Empreinte politique, enfin :

Le grand rabbin Yossef est l’âme du parti Shass et son catalyseur. Abandonnant son Talmud pendant de longues heures, il prêche dans d’innombrables meetings politiques en faveur du renouveau de la tradition sépharade ancestrale, faite de respect scrupuleux des règles de la Torah et d’ouverture vers la Cité.

Très vite, le parti Shass s’implante solidement sur l’échiquier politique israélien. Son ouverture ne séduit pas seulement les orthodoxes sépharades mais aussi des Israéliens plus traditionnalistes qui ne jurent que par le grand rabbin Yossef. En 1993, le parti sépharade qui siège dans le gouvernement Rabin votera en faveur des accords d’Oslo, en se référant à une responsa du grand rabbin Yossef qui permet le retrait israélien de Judée-Samarie si cela doit sauver ne serait-ce qu’une seule vie humaine. Shass connaitra son apogée en 1999 en obtenant 17 mandats aux législatives. Le Grand rabbin Yossef fait l’objet des attentions de tous les leaders politiques en particulier Shimon Peres pour lequel il a une affection particulière.

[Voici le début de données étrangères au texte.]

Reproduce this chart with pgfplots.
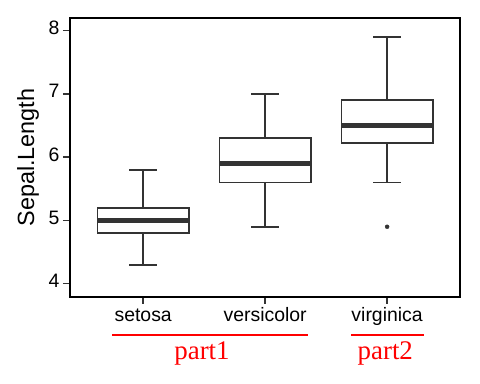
\documentclass[border=0pt]{standalone}
\usepackage{pgfplots}
\pgfplotsset{compat=1.18}
\usepgfplotslibrary{statistics}
\usepackage{fontspec}
\setmainfont{Liberation Sans}
\newfontfamily\seriffont{Liberation Serif}
\definecolor{c333}{HTML}{333333}
\begin{document}
\begin{tikzpicture}
\path[use as bounding box] (0bp,0bp) rectangle (480bp,-384bp);
\begin{axis}[
  at={(70bp,-296.7bp)}, anchor=south west,
  scale only axis, width=390.3bp, height=278.4bp,
  xmin=-0.6, xmax=2.6, ymin=3.794, ymax=8.196,
  xtick={0,1,2}, xticklabels={setosa,versicolor,virginica},
  ytick={4,5,6,7,8},
  axis line style={line width=2bp, black},
  tick align=outside, tick pos=left,
  major tick length=7bp,
  major tick style={line width=1.4bp, color=c333},
  tick label style={font=\fontsize{19.5}{20}\selectfont, color=black},
  xticklabel style={typeset ticklabels with strut},
  /pgf/number format/assume math mode=true,
  ylabel={Sepal.Length},
  every axis y label/.style={at={(rel axis cs:0,0.5)}, xshift=-42bp, rotate=90, anchor=center, font=\fontsize{23.5}{24}\selectfont},
  clip=false,
  boxplot/draw direction=y,
  boxplot/every median/.style={line width=4.5bp},
]
\addplot[draw=c333, line width=1.6bp, fill=white,
  boxplot prepared={lower whisker=4.3, lower quartile=4.8, median=5.0, upper quartile=5.2, upper whisker=5.8, draw position=0, box extend=0.75, whisker extend=0.225}] coordinates {};
\addplot[draw=c333, line width=1.6bp, fill=white,
  boxplot prepared={lower whisker=4.9, lower quartile=5.6, median=5.9, upper quartile=6.3, upper whisker=7.0, draw position=1, box extend=0.75, whisker extend=0.225}] coordinates {};
\addplot[draw=c333, line width=1.6bp, fill=white,
  boxplot prepared={lower whisker=5.6, lower quartile=6.225, median=6.5, upper quartile=6.9, upper whisker=7.9, draw position=2, box extend=0.75, whisker extend=0.225}] coordinates {};
\addplot[only marks, mark=*, mark size=2bp, color=c333] coordinates {(2,4.9)};
\end{axis}
\draw[red, line width=2bp] (112bp,-335bp) -- (307.7bp,-335bp);
\draw[red, line width=2bp] (351bp,-335bp) -- (423.7bp,-335bp);
\node[anchor=base, red, inner sep=0pt, font=\seriffont\fontsize{27}{30}\selectfont] at (202bp,-359.3bp) {part1};
\node[anchor=base, red, inner sep=0pt, font=\seriffont\fontsize{27}{30}\selectfont] at (385.3bp,-359.3bp) {part2};
\end{tikzpicture}
\end{document}
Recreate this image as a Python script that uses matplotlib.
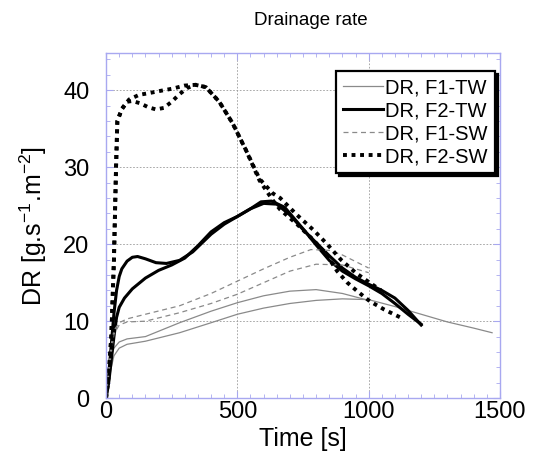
import matplotlib
matplotlib.use("Agg")
import matplotlib.pyplot as plt
from matplotlib.ticker import MultipleLocator

plt.rcParams['font.family'] = ['Liberation Sans', 'DejaVu Sans']
plt.rcParams['mathtext.fontset'] = 'custom'
plt.rcParams['mathtext.rm'] = 'Liberation Sans'
plt.rcParams['mathtext.it'] = 'Liberation Sans:italic'
plt.rcParams['mathtext.bf'] = 'Liberation Sans:bold'

# ---------------- data ----------------
t_f1tw_a = [0, 10, 20, 30, 50, 80, 150, 280, 400, 500, 600, 700, 800, 900, 1000]
v_f1tw_a = [0, 3.5, 5.5, 6.5, 7.3, 7.7, 8.0, 9.8, 11.3, 12.4, 13.3, 13.9, 14.1, 13.6, 12.7]
t_f1tw_b = [0, 10, 20, 30, 50, 80, 150, 280, 400, 500, 600, 700, 800, 900, 1000,
            1100, 1200, 1300, 1400, 1470]
v_f1tw_b = [0, 2, 4, 5.5, 6.5, 7.0, 7.4, 8.5, 9.8, 10.9, 11.7, 12.3, 12.7, 12.9, 12.8,
            11.9, 10.9, 9.9, 9.1, 8.5]

t_f2tw_a = [0, 10, 20, 30, 40, 50, 60, 80, 100, 120, 150, 190, 230, 280, 330, 400, 450,
            500, 550, 590, 630, 680, 750, 800, 850, 900, 950, 1000, 1050, 1100, 1150, 1200]
v_f2tw_a = [0, 3, 7, 11, 14, 15.8, 16.8, 17.8, 18.3, 18.4, 18.1, 17.6, 17.5, 17.9, 19.0,
            21.3, 22.6, 23.6, 24.6, 25.5, 25.6, 24.8, 22.0, 19.9, 17.9, 16.5, 15.5, 14.6,
            13.6, 12.3, 10.9, 9.6]
t_f2tw_b = [0, 10, 20, 30, 40, 50, 70, 100, 150, 200, 250, 300, 350, 400, 450, 500, 550,
            600, 650, 700, 750, 800, 850, 900, 950, 1000, 1050, 1100, 1150, 1200]
v_f2tw_b = [0, 2, 5, 8, 10.5, 11.8, 13.0, 14.2, 15.6, 16.6, 17.3, 18.2, 19.8, 21.6, 22.8,
            23.6, 24.6, 25.3, 25.2, 23.8, 21.9, 20.2, 18.5, 16.9, 15.7, 14.8, 14.0, 13.0,
            11.4, 9.5]

t_f1sw_a = [0, 10, 20, 30, 50, 80, 150, 280, 400, 500, 600, 700, 780, 850, 900, 1000]
v_f1sw_a = [0, 4, 7, 8.8, 9.8, 10.3, 10.9, 12.0, 13.6, 15.2, 16.8, 18.3, 19.3, 19.2,
            18.6, 16.9]
t_f1sw_b = [0, 10, 20, 30, 50, 80, 150, 280, 400, 500, 600, 700, 800, 900, 1000]
v_f1sw_b = [0, 3, 6, 8.3, 9.5, 9.9, 10.0, 11.1, 12.3, 13.5, 15.0, 16.5, 17.4, 17.3, 16.3]

t_f2sw_a = [0, 10, 20, 30, 38, 43, 60, 88, 126, 160, 190, 220, 253, 298, 342, 380, 431,
            482, 533, 584, 635, 663, 727, 791, 842, 880, 919, 960, 1004, 1060, 1120]
v_f2sw_a = [0, 3, 8, 18, 30, 36, 37.6, 38.8, 39.4, 39.6, 39.8, 40.0, 40.2, 40.6, 40.7,
            40.4, 38.5, 35.7, 32.2, 28.3, 25.7, 24.5, 22.6, 20.5, 18.5, 16.5, 15.0, 13.8,
            12.6, 11.5, 10.5]
t_f2sw_b = [0, 10, 20, 30, 38, 43, 60, 80, 100, 130, 160, 190, 220, 250, 280, 310, 340,
            380, 431, 482, 533, 584, 635, 663, 727, 791, 842, 894, 950, 1004, 1047]
v_f2sw_b = [0, 3, 8, 18, 30, 36, 37.5, 38.5, 38.6, 38.3, 37.8, 37.5, 37.7, 38.5, 39.5,
            40.3, 40.7, 40.4, 38.5, 35.7, 32.2, 28.5, 26.6, 26.0, 23.8, 21.8, 20.0, 18.0,
            16.3, 15.0, 14.0]

labels = ["DR, F1-TW", "DR, F2-TW", "DR, F1-SW", "DR, F2-SW"]
x_ticks = [0, 500, 1000, 1500]
y_ticks = [0, 10, 20, 30, 40]

# ---------------- figure ----------------
fig = plt.figure(figsize=(5.33, 4.63), dpi=100)
ax = fig.add_axes([0.199, 0.140, 0.739, 0.745])

spine_c = '#a8a8f0'
thin_c = '#8a8a8a'

ax.plot(t_f1tw_a, v_f1tw_a, color=thin_c, lw=0.9, label=labels[0])
ax.plot(t_f1tw_b, v_f1tw_b, color=thin_c, lw=0.9)
ax.plot(t_f2tw_a, v_f2tw_a, color='black', lw=2.2, label=labels[1])
ax.plot(t_f2tw_b, v_f2tw_b, color='black', lw=2.2)
ax.plot(t_f1sw_a, v_f1sw_a, color=thin_c, lw=0.9, ls=(0, (4, 3)), label=labels[2])
ax.plot(t_f1sw_b, v_f1sw_b, color=thin_c, lw=0.9, ls=(0, (4, 3)))
ax.plot(t_f2sw_a, v_f2sw_a, color='black', lw=2.8, ls=(0, (1, 1.2)), label=labels[3])
ax.plot(t_f2sw_b, v_f2sw_b, color='black', lw=2.8, ls=(0, (1, 1.2)))

ax.set_xlim(0, 1500)
ax.set_ylim(0, 44.8)
ax.set_xticks(x_ticks)
ax.set_yticks(y_ticks)
ax.xaxis.set_minor_locator(MultipleLocator(50))
ax.yaxis.set_minor_locator(MultipleLocator(2))
ax.tick_params(which='both', direction='in', top=True, right=True, color=spine_c,
               labelsize=17)
ax.tick_params(which='major', length=5)
ax.tick_params(which='minor', length=3)
ax.tick_params(axis='x', pad=2)
ax.tick_params(axis='y', pad=12)
for s in ax.spines.values():
    s.set_color(spine_c)
    s.set_linewidth(1.0)
ax.grid(True, which='major', color='#9a9a9a', ls=(0, (2, 2)), lw=0.6)

ax.set_xlabel("Time [s]", fontsize=18, labelpad=3)
ax.set_ylabel("DR [g.s$^{-1}$.m$^{-2}$]", fontsize=18, labelpad=10)
ax.set_title("Drainage rate", fontsize=13.5, pad=20, x=0.52)

leg = ax.legend(loc='upper right', bbox_to_anchor=(0.987, 0.948), borderaxespad=0,
                fontsize=14.5, frameon=True, fancybox=False,
                shadow={'color': 'black', 'alpha': 1.0},
                edgecolor='black', handlelength=2.0, handletextpad=0.1,
                labelspacing=0.2, borderpad=0.35, markerfirst=True)
leg.get_frame().set_linewidth(1.6)
leg.get_frame().set_alpha(1.0)

fig.savefig("out.png", dpi=100)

Au cours des dernières années, le grand rabbin Yossef a veillé à maintenir le parti Shass, dans la coalition mais le blitz politique du parti laïc de Yaïr Lapid et l’alliance de ce dernier avec la mouvance sioniste religieuse a empeché Shass d’entrer dans le dernier gouvernement Netanyaou, et ce malgré le retour du protégé du rabbin Yossef, le député charismatique Arié Derhy.

Cependant, le grand rabbin Yossef a eu la satisfaction, le 16 septembre dernier, d’assister à l’intronisation de son fils le grand rabbin Itzhak Yossef au poste de Grand rabbin sépharade d’Israel. Pour le leader politique de Shass Arié Derhy, cette nomination était capitale afin d’assurer une forme de continuité filiale à la tête du monde sépharade. Mais le nouveau grand rabbin n’a pas encore pris son « envol » et ne peut s’impliquer politiquement. De telle sorte que la disparition du Grand rabbin Ovadia Yossef, et l’absence de figure de proue incontestable pour le remplacer risquent de provoquer une douloureuse guerre de succession tant au sein du parti Shass que dans le monde religieux sépharade.